Are we properly protected by our present fortifications?

Prior to 1860, we had one of the best systems of coast defense in the world. Our works were model types of masonry fortifications. Emerging from the great struggle of 1861-5 with a national debt of nearly three thousand million dollars, with our merchant marine annihilated, with one per cent. of our total population-the very flower of our manhood-left dead on the battle-fields of the South, with another half million of maimed and battle-scarred veterans, many of whom became pensioners on the government's bounty, with factories closed and business stagnant, with depreciated securities and with the South reduced to poverty and forced to begin life anew with an overturned social system of a century's growth; it is not surprising that our navy was left to decay and our fortifications to crumble away. Filled with pride at the record of those four years, we felt able to defy the world, and every energy was bent towards the revival of our languishing industries.

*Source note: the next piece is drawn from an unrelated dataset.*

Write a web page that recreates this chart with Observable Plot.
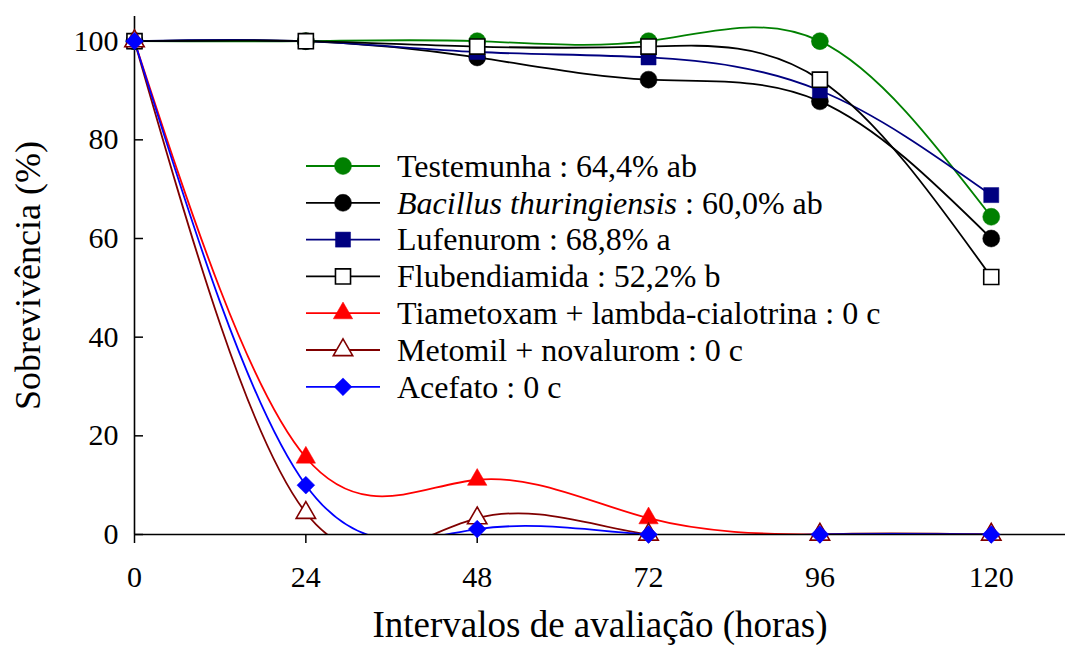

The period since 1865 has, however, been a momentous one in the development of military art and science. The breech-loading system of heavy ordnance has been definitely adopted by all nations, and guns have grown in strength and power up to the one hundred and twenty ton forged steel rifles of Krupp, which, with nearly half ton powder charges, throw a full ton of metal to distances beyond ten miles and penetrate two and a half feet of iron a thousand yards away. We see ships encased in over twenty inches of steel and armed with guns weighing one hundred tons and over. Improved designs of hulls, boilers and engines have increased the speed to over fifteen knots* per hour; and the mechanical development of the various types of movable torpedoes has led to the construction of immense fleets of fast torpedo boats.

In the Shoeburyness experiments with the Woolwich eightyton muzzle loading gun, firing a one thousand seven hundred pound projectile, a penetration was obtained of twenty-five feet in granite and thirty-two feet in best Portland cement concrete. The one hundred and ten ton breech loader of 1884 has nearly double the muzzle energy of the Woolwich gun, and recent Eng

* At the final trial (April 19, 1886) of the English belted cruiser “Orlando," a mean speed of 191⁄2 knots (221⁄4 miles) was attained.